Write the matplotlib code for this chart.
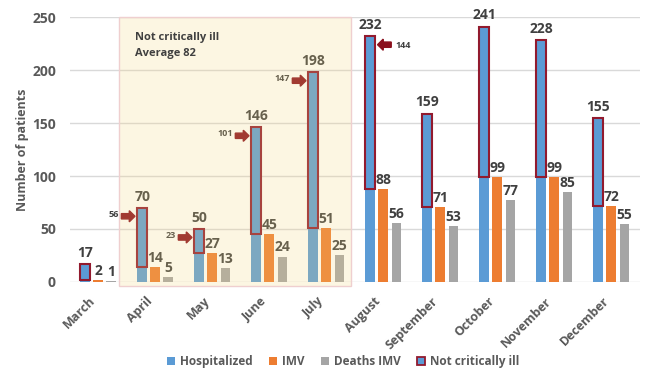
import matplotlib.pyplot as plt
import numpy as np
from matplotlib.patches import Rectangle, Patch

plt.rcParams["font.family"] = ["Open Sans", "DejaVu Sans"]

months = ["March", "April", "May", "June", "July",
          "August", "September", "October", "November", "December"]
hospitalized = [17, 70, 50, 146, 198, 232, 159, 241, 228, 155]
imv = [2, 14, 27, 45, 51, 88, 71, 99, 99, 72]
deaths_imv = [1, 5, 13, 24, 25, 56, 53, 77, 85, 55]
# months with an arrow pointing at the "not critically ill" box
arrow_right = [1, 2, 3, 4]
arrow_left = [5]
shaded_months = [1, 2, 3, 4]

BLUE = "#5B9BD5"
ORANGE = "#ED7D31"
GRAY = "#A5A5A5"
RED_EDGE = "#921A2E"
ARROW = "#8A0F1C"
TXT = "#404040"

x = np.arange(len(months))
not_crit = np.array(hospitalized) - np.array(imv)
avg_not_crit = np.mean(not_crit[shaded_months])

fig = plt.figure(figsize=(6.47, 3.81), dpi=100)
ax = fig.add_axes([0.108, 0.26, 0.881, 0.695])

w = 0.175
off = 0.23
ax.bar(x - off, hospitalized, w, color=BLUE, zorder=2)
ax.bar(x - off, not_crit, w, bottom=imv, color=BLUE, edgecolor=RED_EDGE,
       linewidth=1.5, zorder=3)
ax.bar(x, imv, w, color=ORANGE, zorder=2)
ax.bar(x + off, deaths_imv, w, color=GRAY, zorder=2)

lab = dict(ha="center", va="bottom", fontsize=10, fontweight="bold", color=TXT)
for i in x:
    ax.text(i - off, hospitalized[i] + 4, str(hospitalized[i]), **lab)
    ax.text(i, imv[i] + 2, str(imv[i]), **lab)
    ax.text(i + off, deaths_imv[i] + 2, str(deaths_imv[i]), **lab)

# red block arrows next to the box
for i in arrow_right:
    tip = i - off - w / 2 - 0.04
    y = hospitalized[i] - 8
    ax.arrow(tip - 0.24, y, 0.24, 0, width=5, head_width=10.5, head_length=0.1,
             length_includes_head=True, color=ARROW, zorder=4)
    ax.text(tip - 0.29, y + 2, str(not_crit[i]), ha="right", va="center",
            fontsize=6.5, fontweight="bold", color=TXT)
for i in arrow_left:
    tip = i - off + w / 2 + 0.04
    y = hospitalized[i] - 8
    ax.arrow(tip + 0.24, y, -0.24, 0, width=5, head_width=10.5, head_length=0.1,
             length_includes_head=True, color=ARROW, zorder=4)
    ax.text(tip + 0.32, y - 1, str(not_crit[i]), ha="left", va="center",
            fontsize=6.5, fontweight="bold", color=TXT)

# shaded period
x0 = shaded_months[0] - 0.64
x1 = shaded_months[-1] + 0.43
ax.add_patch(Rectangle((x0, -4), x1 - x0, 254, facecolor="#F5D77E", alpha=0.22,
                       edgecolor="none", zorder=5, clip_on=False))
ax.add_patch(Rectangle((x0, -4), x1 - x0, 254, facecolor="none",
                       edgecolor="#EFCFCF", linewidth=1, zorder=5, clip_on=False))
ax.text(x0 + 0.28, 236, "Not critically ill\nAverage %d" % round(avg_not_crit),
        ha="left", va="top", fontsize=8, fontweight="bold", color=TXT,
        linespacing=1.6, zorder=6)

ax.set_xlim(-0.5, len(months) - 0.5)
ax.set_ylim(0, 250)
ax.set_yticks(range(0, 251, 50))
ax.yaxis.grid(True, color="#D9D9D9", linewidth=1, zorder=0)
ax.set_axisbelow(True)
for s in ax.spines.values():
    s.set_visible(False)
ax.tick_params(length=0, colors="#595959")
ax.set_xticks(x)
ax.set_xticklabels(months, rotation=45, ha="right", fontsize=9,
                   fontweight="bold", color="#595959")
for t in ax.get_yticklabels():
    t.set_fontsize(10)
    t.set_fontweight("bold")
ax.tick_params(axis="x", pad=9)
ax.tick_params(axis="y", pad=10)
ax.set_ylabel("Number of patients", fontsize=9, fontweight="bold", color="#595959")
ax.yaxis.set_label_coords(-0.072, 0.5)

handles = [Patch(facecolor=BLUE), Patch(facecolor=ORANGE), Patch(facecolor=GRAY),
           Patch(facecolor=BLUE, edgecolor=RED_EDGE, linewidth=1.3)]
fig.legend(handles, ["Hospitalized", "IMV", "Deaths IMV", "Not critically ill"],
           loc="center", bbox_to_anchor=(0.53, 0.05), ncol=4, frameon=False,
           prop=dict(size=8.5, weight="bold"), labelcolor="#595959",
           handlelength=0.7, handleheight=0.7, handletextpad=0.4, columnspacing=1.4)

fig.savefig("out.png", dpi=100)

Set task:
Output the data exactly. Pictures don't belong in the result.

Worked solution:
Write the matplotlib code for this chart.
import matplotlib.pyplot as plt
import numpy as np
from matplotlib.patches import Rectangle, Patch

plt.rcParams["font.family"] = ["Open Sans", "DejaVu Sans"]

months = ["March", "April", "May", "June", "July",
          "August", "September", "October", "November", "December"]
hospitalized = [17, 70, 50, 146, 198, 232, 159, 241, 228, 155]
imv = [2, 14, 27, 45, 51, 88, 71, 99, 99, 72]
deaths_imv = [1, 5, 13, 24, 25, 56, 53, 77, 85, 55]
# months with an arrow pointing at the "not critically ill" box
arrow_right = [1, 2, 3, 4]
arrow_left = [5]
shaded_months = [1, 2, 3, 4]

BLUE = "#5B9BD5"
ORANGE = "#ED7D31"
GRAY = "#A5A5A5"
RED_EDGE = "#921A2E"
ARROW = "#8A0F1C"
TXT = "#404040"

x = np.arange(len(months))
not_crit = np.array(hospitalized) - np.array(imv)
avg_not_crit = np.mean(not_crit[shaded_months])

fig = plt.figure(figsize=(6.47, 3.81), dpi=100)
ax = fig.add_axes([0.108, 0.26, 0.881, 0.695])

w = 0.175
off = 0.23
ax.bar(x - off, hospitalized, w, color=BLUE, zorder=2)
ax.bar(x - off, not_crit, w, bottom=imv, color=BLUE, edgecolor=RED_EDGE,
       linewidth=1.5, zorder=3)
ax.bar(x, imv, w, color=ORANGE, zorder=2)
ax.bar(x + off, deaths_imv, w, color=GRAY, zorder=2)

lab = dict(ha="center", va="bottom", fontsize=10, fontweight="bold", color=TXT)
for i in x:
    ax.text(i - off, hospitalized[i] + 4, str(hospitalized[i]), **lab)
    ax.text(i, imv[i] + 2, str(imv[i]), **lab)
    ax.text(i + off, deaths_imv[i] + 2, str(deaths_imv[i]), **lab)

# red block arrows next to the box
for i in arrow_right:
    tip = i - off - w / 2 - 0.04
    y = hospitalized[i] - 8
    ax.arrow(tip - 0.24, y, 0.24, 0, width=5, head_width=10.5, head_length=0.1,
             length_includes_head=True, color=ARROW, zorder=4)
    ax.text(tip - 0.29, y + 2, str(not_crit[i]), ha="right", va="center",
            fontsize=6.5, fontweight="bold", color=TXT)
for i in arrow_left:
    tip = i - off + w / 2 + 0.04
    y = hospitalized[i] - 8
    ax.arrow(tip + 0.24, y, -0.24, 0, width=5, head_width=10.5, head_length=0.1,
             length_includes_head=True, color=ARROW, zorder=4)
    ax.text(tip + 0.32, y - 1, str(not_crit[i]), ha="left", va="center",
            fontsize=6.5, fontweight="bold", color=TXT)

# shaded period
x0 = shaded_months[0] - 0.64
x1 = shaded_months[-1] + 0.43
ax.add_patch(Rectangle((x0, -4), x1 - x0, 254, facecolor="#F5D77E", alpha=0.22,
                       edgecolor="none", zorder=5, clip_on=False))
ax.add_patch(Rectangle((x0, -4), x1 - x0, 254, facecolor="none",
                       edgecolor="#EFCFCF", linewidth=1, zorder=5, clip_on=False))
ax.text(x0 + 0.28, 236, "Not critically ill\nAverage %d" % round(avg_not_crit),
        ha="left", va="top", fontsize=8, fontweight="bold", color=TXT,
        linespacing=1.6, zorder=6)

ax.set_xlim(-0.5, len(months) - 0.5)
ax.set_ylim(0, 250)
ax.set_yticks(range(0, 251, 50))
ax.yaxis.grid(True, color="#D9D9D9", linewidth=1, zorder=0)
ax.set_axisbelow(True)
for s in ax.spines.values():
    s.set_visible(False)
ax.tick_params(length=0, colors="#595959")
ax.set_xticks(x)
ax.set_xticklabels(months, rotation=45, ha="right", fontsize=9,
                   fontweight="bold", color="#595959")
for t in ax.get_yticklabels():
    t.set_fontsize(10)
    t.set_fontweight("bold")
ax.tick_params(axis="x", pad=9)
ax.tick_params(axis="y", pad=10)
ax.set_ylabel("Number of patients", fontsize=9, fontweight="bold", color="#595959")
ax.yaxis.set_label_coords(-0.072, 0.5)

handles = [Patch(facecolor=BLUE), Patch(facecolor=ORANGE), Patch(facecolor=GRAY),
           Patch(facecolor=BLUE, edgecolor=RED_EDGE, linewidth=1.3)]
fig.legend(handles, ["Hospitalized", "IMV", "Deaths IMV", "Not critically ill"],
           loc="center", bbox_to_anchor=(0.53, 0.05), ncol=4, frameon=False,
           prop=dict(size=8.5, weight="bold"), labelcolor="#595959",
           handlelength=0.7, handleheight=0.7, handletextpad=0.4, columnspacing=1.4)

fig.savefig("out.png", dpi=100)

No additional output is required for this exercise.